- [Exercise]
Scan the material below for the string "matplotlib", and copy every line where it shows up.
══ Data block ══
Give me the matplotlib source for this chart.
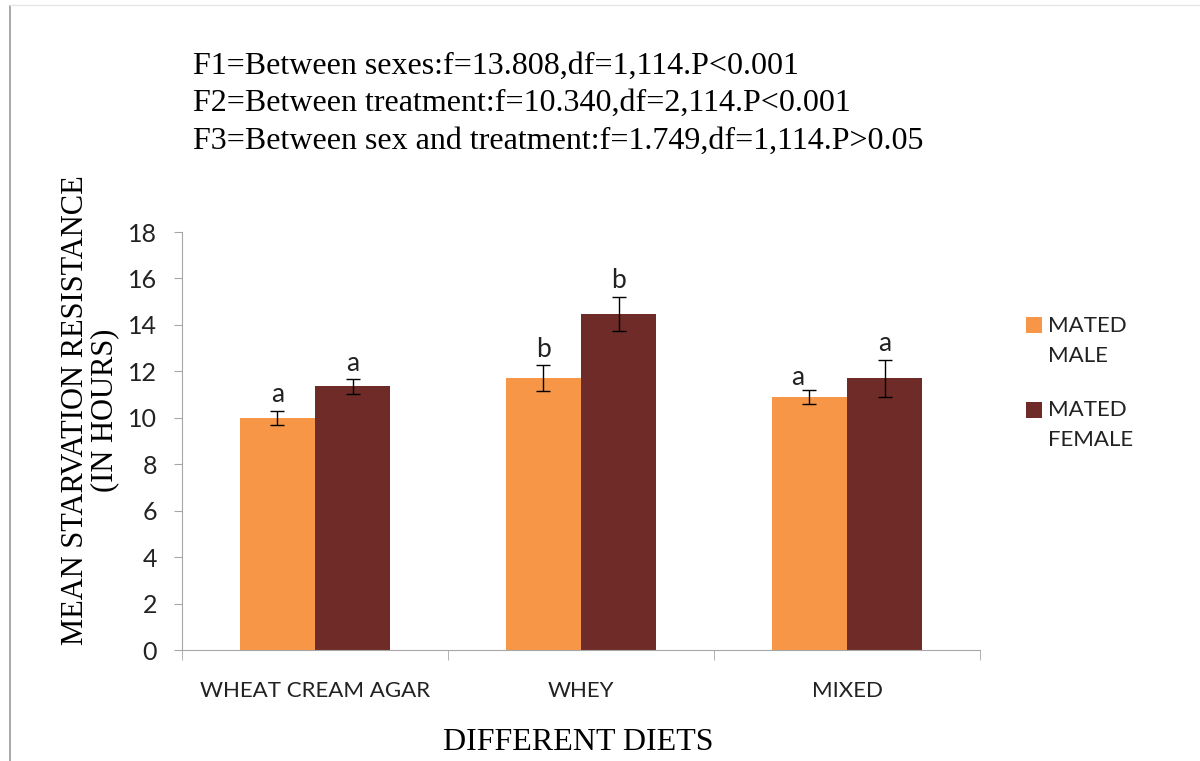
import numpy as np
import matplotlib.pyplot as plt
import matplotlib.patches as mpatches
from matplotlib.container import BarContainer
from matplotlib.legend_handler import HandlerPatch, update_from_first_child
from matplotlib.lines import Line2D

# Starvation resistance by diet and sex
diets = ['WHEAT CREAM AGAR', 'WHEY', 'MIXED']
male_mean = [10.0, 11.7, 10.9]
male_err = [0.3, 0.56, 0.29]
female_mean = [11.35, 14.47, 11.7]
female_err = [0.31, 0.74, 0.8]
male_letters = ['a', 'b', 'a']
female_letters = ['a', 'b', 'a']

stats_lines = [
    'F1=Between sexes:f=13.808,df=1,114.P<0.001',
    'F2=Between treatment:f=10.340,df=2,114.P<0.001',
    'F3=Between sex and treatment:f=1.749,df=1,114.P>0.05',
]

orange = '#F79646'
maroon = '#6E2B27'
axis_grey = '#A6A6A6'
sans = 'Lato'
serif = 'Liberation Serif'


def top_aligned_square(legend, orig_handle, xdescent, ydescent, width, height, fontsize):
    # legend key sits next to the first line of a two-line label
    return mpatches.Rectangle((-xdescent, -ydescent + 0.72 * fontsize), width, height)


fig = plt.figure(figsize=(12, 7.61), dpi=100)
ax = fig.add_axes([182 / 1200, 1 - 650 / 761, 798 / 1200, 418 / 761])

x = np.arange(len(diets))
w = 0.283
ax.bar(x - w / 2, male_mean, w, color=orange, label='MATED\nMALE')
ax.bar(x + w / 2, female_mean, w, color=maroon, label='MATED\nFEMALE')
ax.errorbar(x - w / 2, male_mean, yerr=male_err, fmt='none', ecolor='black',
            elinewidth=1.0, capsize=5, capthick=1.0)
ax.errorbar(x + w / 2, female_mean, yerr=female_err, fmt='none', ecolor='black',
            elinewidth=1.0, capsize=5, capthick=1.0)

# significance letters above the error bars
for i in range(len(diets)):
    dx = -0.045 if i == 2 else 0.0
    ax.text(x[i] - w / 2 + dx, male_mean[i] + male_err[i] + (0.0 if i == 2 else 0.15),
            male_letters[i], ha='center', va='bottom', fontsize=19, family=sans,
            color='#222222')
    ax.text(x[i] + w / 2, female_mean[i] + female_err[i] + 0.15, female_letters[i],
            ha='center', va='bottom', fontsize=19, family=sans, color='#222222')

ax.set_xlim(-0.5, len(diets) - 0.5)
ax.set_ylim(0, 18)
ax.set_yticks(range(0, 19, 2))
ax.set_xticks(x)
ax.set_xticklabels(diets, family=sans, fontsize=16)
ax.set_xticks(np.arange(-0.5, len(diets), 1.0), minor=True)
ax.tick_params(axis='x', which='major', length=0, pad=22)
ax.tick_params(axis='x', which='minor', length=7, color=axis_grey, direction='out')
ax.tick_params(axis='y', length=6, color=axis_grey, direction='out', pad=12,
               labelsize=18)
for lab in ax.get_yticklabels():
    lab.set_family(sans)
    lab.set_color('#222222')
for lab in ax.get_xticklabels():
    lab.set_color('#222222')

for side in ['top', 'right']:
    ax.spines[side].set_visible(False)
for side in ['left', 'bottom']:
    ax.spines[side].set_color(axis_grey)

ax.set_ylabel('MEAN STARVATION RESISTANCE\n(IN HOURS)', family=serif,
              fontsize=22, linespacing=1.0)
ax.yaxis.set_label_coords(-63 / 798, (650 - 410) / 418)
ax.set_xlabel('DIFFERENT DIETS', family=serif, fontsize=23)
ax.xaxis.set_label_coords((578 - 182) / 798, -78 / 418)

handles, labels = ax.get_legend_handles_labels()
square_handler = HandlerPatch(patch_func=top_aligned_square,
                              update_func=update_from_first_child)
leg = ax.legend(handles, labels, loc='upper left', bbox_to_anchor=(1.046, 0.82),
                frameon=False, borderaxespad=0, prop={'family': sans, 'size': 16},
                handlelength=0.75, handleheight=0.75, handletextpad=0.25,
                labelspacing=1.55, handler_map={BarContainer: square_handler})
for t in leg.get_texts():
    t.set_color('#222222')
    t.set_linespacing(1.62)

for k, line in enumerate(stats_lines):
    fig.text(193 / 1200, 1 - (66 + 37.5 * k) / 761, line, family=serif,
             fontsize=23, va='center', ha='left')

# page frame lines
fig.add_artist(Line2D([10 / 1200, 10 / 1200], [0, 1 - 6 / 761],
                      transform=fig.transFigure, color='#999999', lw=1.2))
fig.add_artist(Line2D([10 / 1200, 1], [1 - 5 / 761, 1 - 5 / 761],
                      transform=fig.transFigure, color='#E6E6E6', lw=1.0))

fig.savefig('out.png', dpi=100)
═══
- [Correct output]
Give me the matplotlib source for this chart.
import matplotlib.pyplot as plt
import matplotlib.patches as mpatches
from matplotlib.container import BarContainer
from matplotlib.legend_handler import HandlerPatch, update_from_first_child
from matplotlib.lines import Line2D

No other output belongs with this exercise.